Problem to work on:
Repeat only what lies from the line with "Convert this chart to matplotlib code." to the line with "from matplotlib.lines import Line2D", those two lines included, exactly as it stands; omit any images.

──────── Data for the task

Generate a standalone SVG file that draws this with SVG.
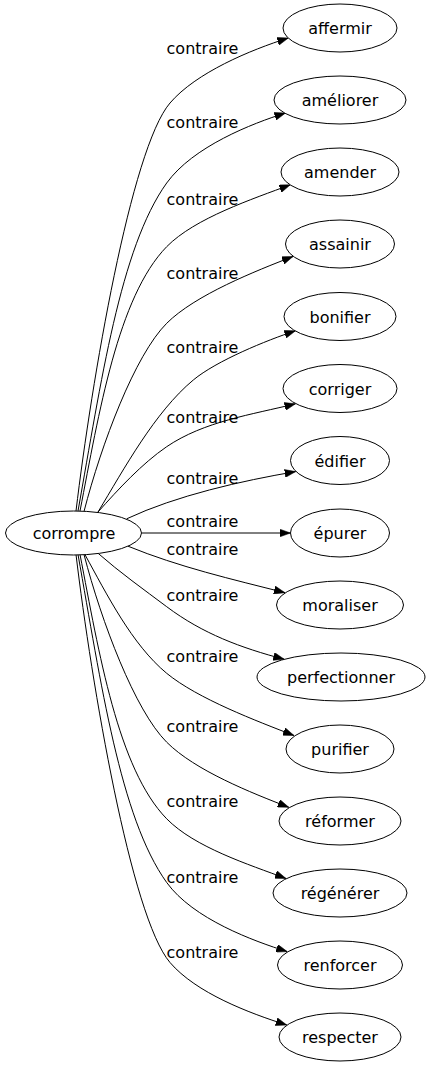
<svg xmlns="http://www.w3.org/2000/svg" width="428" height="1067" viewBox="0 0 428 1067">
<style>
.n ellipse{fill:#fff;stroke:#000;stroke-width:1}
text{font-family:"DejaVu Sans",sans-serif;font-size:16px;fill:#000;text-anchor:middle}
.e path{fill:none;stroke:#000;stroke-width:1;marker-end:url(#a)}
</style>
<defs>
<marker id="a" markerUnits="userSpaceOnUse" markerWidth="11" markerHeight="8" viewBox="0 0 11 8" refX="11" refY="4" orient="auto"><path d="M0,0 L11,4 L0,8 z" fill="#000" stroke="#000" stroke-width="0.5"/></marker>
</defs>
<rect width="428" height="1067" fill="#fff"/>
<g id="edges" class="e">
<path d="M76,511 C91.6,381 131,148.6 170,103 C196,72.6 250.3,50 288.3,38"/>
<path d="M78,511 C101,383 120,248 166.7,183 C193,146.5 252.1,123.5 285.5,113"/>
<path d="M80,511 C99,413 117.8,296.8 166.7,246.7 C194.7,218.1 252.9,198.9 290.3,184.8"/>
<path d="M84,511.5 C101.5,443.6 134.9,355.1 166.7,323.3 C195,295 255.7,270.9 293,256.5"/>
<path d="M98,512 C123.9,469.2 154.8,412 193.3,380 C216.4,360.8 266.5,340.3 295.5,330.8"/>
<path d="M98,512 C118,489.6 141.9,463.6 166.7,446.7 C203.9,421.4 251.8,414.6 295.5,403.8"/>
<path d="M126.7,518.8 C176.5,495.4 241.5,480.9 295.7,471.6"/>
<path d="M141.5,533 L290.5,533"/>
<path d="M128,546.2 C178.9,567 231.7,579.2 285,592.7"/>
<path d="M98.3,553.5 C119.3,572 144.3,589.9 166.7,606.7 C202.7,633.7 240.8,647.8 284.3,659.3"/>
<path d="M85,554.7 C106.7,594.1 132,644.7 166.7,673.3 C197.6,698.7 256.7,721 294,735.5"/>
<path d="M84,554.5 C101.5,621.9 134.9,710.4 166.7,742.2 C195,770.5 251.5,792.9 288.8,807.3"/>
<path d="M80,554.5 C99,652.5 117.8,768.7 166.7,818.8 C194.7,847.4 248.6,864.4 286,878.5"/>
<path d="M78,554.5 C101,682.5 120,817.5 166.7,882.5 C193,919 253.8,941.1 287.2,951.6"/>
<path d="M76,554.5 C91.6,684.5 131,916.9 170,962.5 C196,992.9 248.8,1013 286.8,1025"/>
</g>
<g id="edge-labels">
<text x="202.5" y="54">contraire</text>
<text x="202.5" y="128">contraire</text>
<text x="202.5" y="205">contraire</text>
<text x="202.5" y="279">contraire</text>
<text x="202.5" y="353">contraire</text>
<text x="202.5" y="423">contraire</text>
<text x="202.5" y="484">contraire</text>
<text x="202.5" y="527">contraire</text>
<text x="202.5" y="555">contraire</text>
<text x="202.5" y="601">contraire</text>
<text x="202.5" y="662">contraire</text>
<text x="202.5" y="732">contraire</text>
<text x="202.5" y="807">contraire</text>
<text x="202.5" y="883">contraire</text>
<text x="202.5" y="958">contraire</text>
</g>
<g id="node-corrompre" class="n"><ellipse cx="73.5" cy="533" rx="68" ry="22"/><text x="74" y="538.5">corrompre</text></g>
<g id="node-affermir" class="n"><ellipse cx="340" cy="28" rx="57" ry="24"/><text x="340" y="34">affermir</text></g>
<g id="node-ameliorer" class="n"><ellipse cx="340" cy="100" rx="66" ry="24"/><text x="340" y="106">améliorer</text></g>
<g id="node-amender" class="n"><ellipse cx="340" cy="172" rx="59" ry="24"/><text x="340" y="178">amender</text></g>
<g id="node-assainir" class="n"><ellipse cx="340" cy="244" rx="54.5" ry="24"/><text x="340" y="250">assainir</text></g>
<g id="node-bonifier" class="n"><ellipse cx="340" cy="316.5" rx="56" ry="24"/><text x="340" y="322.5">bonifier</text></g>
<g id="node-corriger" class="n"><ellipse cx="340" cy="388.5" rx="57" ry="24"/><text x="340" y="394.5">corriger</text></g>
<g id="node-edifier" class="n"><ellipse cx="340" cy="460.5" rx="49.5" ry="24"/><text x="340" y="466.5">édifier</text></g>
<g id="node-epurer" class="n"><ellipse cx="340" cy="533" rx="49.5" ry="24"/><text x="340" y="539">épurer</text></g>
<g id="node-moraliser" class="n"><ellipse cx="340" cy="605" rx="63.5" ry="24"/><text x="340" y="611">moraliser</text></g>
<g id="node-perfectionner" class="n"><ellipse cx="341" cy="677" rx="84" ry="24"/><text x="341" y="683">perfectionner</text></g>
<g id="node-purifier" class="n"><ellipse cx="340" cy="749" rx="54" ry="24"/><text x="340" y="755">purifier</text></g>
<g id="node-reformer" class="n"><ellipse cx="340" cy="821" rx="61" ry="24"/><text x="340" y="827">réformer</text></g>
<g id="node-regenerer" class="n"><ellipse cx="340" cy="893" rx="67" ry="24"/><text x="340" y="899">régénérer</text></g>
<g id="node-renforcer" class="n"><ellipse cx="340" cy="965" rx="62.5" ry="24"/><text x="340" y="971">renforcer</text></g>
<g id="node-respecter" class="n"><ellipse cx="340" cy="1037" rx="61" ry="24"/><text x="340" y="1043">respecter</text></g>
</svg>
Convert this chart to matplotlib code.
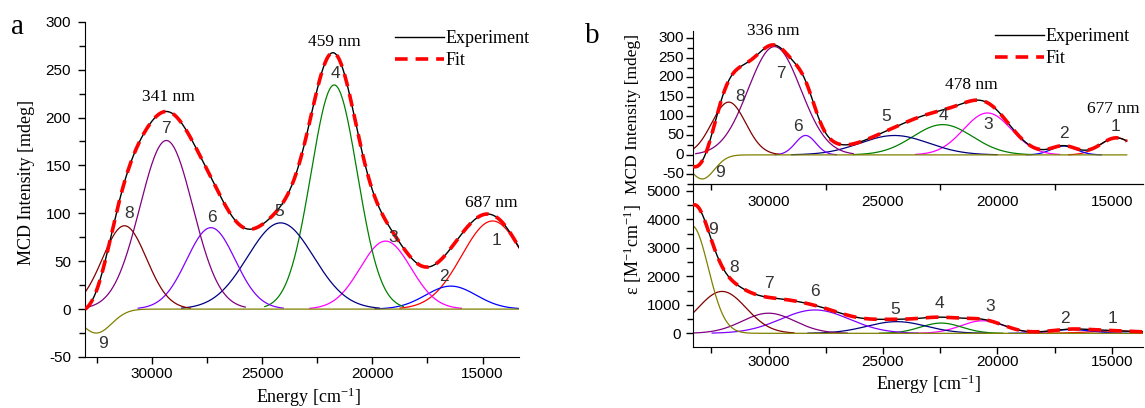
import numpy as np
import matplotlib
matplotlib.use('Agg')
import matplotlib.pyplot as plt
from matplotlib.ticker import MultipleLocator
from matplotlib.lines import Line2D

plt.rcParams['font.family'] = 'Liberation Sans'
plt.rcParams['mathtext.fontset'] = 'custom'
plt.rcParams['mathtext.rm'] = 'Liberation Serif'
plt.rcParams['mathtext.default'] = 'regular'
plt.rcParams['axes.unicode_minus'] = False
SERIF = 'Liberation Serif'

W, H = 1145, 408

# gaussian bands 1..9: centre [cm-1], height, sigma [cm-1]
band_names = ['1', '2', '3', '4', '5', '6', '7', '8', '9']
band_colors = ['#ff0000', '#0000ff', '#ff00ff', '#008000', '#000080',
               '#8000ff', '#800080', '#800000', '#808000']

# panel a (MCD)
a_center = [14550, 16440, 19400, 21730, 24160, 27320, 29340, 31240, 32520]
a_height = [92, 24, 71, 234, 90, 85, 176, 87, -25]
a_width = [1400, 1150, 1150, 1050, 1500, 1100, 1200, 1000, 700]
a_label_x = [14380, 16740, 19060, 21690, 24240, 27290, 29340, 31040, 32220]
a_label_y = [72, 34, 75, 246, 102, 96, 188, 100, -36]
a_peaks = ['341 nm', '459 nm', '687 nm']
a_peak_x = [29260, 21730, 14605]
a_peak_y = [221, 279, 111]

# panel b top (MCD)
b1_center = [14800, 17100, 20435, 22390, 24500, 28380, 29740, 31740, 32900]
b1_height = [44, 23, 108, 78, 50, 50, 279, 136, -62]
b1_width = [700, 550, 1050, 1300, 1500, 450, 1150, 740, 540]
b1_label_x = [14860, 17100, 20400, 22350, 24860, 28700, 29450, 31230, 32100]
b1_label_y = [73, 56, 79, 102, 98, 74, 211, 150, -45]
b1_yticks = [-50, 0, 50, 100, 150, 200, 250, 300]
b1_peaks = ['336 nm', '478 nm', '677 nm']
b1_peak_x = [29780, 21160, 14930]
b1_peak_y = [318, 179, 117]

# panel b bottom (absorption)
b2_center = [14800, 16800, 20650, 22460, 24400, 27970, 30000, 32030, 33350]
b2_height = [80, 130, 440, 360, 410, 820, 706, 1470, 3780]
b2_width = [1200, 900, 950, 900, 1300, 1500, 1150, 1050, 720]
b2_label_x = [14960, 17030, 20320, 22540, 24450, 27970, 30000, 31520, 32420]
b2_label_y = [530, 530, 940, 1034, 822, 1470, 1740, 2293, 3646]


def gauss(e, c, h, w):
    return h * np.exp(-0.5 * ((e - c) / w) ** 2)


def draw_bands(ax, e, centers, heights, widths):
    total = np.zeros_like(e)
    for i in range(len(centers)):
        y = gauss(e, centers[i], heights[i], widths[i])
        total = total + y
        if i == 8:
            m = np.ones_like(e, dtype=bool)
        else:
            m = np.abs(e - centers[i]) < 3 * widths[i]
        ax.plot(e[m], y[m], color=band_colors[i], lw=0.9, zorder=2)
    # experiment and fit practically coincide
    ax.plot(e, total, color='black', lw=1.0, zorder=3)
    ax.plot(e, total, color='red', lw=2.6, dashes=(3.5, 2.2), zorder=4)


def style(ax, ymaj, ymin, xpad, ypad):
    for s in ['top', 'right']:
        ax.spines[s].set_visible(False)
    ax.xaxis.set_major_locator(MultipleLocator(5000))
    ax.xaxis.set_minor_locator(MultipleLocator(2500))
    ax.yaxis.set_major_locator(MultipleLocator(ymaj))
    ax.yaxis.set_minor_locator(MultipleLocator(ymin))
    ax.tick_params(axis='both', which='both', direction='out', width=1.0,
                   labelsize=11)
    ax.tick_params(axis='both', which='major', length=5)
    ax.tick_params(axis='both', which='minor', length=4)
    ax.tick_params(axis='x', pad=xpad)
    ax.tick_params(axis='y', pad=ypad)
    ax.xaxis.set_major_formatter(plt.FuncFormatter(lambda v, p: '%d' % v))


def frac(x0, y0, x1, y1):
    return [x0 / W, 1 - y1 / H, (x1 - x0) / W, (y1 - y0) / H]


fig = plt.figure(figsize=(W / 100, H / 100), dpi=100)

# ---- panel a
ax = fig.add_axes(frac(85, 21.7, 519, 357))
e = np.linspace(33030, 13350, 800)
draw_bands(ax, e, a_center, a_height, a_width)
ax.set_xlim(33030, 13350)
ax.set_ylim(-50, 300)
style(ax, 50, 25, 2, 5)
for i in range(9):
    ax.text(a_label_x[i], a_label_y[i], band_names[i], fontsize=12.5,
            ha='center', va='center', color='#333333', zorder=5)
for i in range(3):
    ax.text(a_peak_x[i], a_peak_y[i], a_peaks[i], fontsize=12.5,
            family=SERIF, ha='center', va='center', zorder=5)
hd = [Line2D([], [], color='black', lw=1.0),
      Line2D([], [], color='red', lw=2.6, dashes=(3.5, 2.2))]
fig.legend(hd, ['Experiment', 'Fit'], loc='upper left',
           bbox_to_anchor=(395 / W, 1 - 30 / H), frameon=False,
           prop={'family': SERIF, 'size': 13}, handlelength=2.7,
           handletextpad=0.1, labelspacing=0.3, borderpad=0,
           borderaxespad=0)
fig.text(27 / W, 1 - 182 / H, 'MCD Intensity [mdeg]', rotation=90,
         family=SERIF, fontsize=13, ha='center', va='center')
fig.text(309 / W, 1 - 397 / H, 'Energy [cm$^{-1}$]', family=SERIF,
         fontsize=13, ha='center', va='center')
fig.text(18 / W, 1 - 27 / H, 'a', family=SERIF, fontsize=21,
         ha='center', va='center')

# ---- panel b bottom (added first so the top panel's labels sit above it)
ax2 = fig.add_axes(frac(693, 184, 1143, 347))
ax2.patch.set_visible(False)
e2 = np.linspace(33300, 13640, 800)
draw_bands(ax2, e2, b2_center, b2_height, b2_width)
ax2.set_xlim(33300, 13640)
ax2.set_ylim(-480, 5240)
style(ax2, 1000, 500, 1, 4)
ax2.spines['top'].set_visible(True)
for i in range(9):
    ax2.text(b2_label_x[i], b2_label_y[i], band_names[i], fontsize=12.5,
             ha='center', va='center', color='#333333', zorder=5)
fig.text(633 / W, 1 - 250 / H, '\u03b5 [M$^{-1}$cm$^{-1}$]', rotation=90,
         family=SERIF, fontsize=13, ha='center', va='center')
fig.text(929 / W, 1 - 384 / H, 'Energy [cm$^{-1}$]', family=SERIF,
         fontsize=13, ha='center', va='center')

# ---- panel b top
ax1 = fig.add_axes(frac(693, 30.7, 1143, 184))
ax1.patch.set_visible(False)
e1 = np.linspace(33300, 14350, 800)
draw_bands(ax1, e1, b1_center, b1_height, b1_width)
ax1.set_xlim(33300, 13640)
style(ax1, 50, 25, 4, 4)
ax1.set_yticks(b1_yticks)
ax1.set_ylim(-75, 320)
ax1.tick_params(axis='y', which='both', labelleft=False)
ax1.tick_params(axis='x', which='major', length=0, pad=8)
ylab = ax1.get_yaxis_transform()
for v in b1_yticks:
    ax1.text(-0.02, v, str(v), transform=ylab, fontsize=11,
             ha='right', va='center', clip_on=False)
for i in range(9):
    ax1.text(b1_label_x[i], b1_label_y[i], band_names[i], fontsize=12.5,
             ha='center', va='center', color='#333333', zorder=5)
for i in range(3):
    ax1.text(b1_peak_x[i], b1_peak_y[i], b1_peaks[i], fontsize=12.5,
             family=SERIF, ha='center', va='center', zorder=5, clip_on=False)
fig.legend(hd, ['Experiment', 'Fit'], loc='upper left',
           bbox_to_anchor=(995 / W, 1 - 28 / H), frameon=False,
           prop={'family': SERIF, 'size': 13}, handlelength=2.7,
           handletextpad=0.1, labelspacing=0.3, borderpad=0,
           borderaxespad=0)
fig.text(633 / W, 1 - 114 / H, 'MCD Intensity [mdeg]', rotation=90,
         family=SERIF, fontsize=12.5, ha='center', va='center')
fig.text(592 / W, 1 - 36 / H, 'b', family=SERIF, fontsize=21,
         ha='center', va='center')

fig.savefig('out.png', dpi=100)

────────────────

Answer to the task:
Convert this chart to matplotlib code.
import numpy as np
import matplotlib
matplotlib.use('Agg')
import matplotlib.pyplot as plt
from matplotlib.ticker import MultipleLocator
from matplotlib.lines import Line2D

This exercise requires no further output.